Едва ли не самый низменный и уродливый из человеческих пороков — неблагодарность. К сожалению, надо сознаться, что этот порок свойствен русским современным публицистам. Увы! мы имели еще недавно случай наблюдать классический образчик неблагодарности в отношении одного молодого и смелого рецензента (имени его я не буду называть) к Н. К. Михайловскому. Когда переступается известный предел полемической злобы, люди всех партий, всех направлений соединяются в чувстве нравственного возмущения. Видя, как молодой человек, случайный пришелец, подымает руку на человека, постаревшего в литературе, на деятеля безукоризненного, вся жизнь которого отмечена печатью высшего рыцарского благородства, все испытали это непреодолимое чувство нравственного возмущения. Нет, нехорошо, нехорошо это было и унизительно даже не для достоинства литературы, а просто для человеческой природы: ибо, повторяю, в одном лишь из всех наших пороков — в неблагодарности — есть какое-то противоестественное, несвойственное человеческой природе безобразие. Только то поколение, которое научится ценить доброе и прекрасное в своих предшественниках, прощать их недостатки и признавать их силу, имеет право надеяться на будущее. Живое взаимодействие, примирение прошлого и настоящего — вот величайшая основа всякой культуры.

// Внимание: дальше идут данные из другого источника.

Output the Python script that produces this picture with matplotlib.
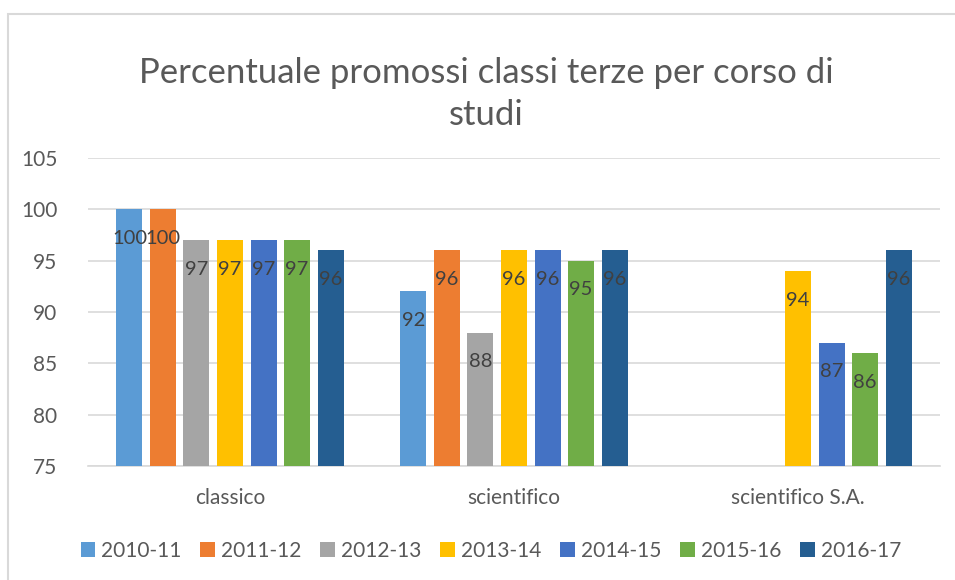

Много спорили о так называемом «субъективном методе» Михайловского. Доказывали его полную научную несостоятельность. Но, кроме способности точных знаний, кроме чисто философской абстрактной деятельности разума в человеке есть другая великая сила, создавшая все искусства, все религии, зажигающая искры вдохновения в ученых и философах — сила творческая. Метод субъективный есть метод творческий.
Многие считают Михайловского исключительно позитивистом. Правда, он позитивист, как и большинство русских критиков, в отношении к искусству и красоте. Он не хочет примириться с высшим сознательным и божественным идеализмом, который, как многие люди его поколения, считает реакционным возрождением отжившего и суеверного мистицизма. Но в своих молодых статьях о Дарвине, о Спенсере — он идеалист. Это — все тот же непотухающий огонь любви к народу, который можно проследить и у Гл. Успенского, и у Некрасова, и еще раньше у Белинского, Добролюбова, Писарева. Когда приверженцы эволюционной теории утверждали: человек — «палец от ноги» общественного организма, — когда мнимые дарвинисты проповедовали: поедайте друг друга, способствуйте благодатному закону естественного подбора — тогда и самый невежественный, самый жалкий из людей, носящих образ и подобие Божие, имел бы полное нравственное право восстать на царей разума, на богов точного знания и сказать им в лицо: «Да погибнет вся ваша наука, если она должна привести меня к такому злодейству!» Вот почему дилетант Михайловский говорил смело и гордо, говорил, как власть имеющий, как человеку прилично говорить даже с богами-олимпийцами современной науки! Он не мог и не должен был иначе говорить. Вся оригинальная сила его произведений — в их глубокой и пламенной субъективности.
Но если он не ученый, не поэт, в чем же, наконец, его значение? У Михайловского есть одна превосходная статья о Лермонтове. Критик отмечает в Лермонтове черту необычайной героической воли, несокрушимую гордость и силу, что-то царственное, «признак власти».
Я думаю, что и в безукоризненно-чистой и прекрасной литературной жизни таких людей, как сам Н. К. Михайловский, есть нечто героическое. Вот в чем сила таких людей, вот в чем тайна их обаяния. Это не поэты, не ученые, не философы. Литературой, словом они не могут выразить лучшего, что в них есть. Слово только тогда достигает полноты своего действия, когда оно само для себя награда и цель, для них же слово — только орудие для работы или меч для борьбы, а цель — сама жизнь, т. е. действие воли на волю других людей.
Явление редкое в конце XIX века — человек, абсолютно чуждый сомнений! Чтобы так безупречно верить в какую бы то ни было святыню, надо иметь силу.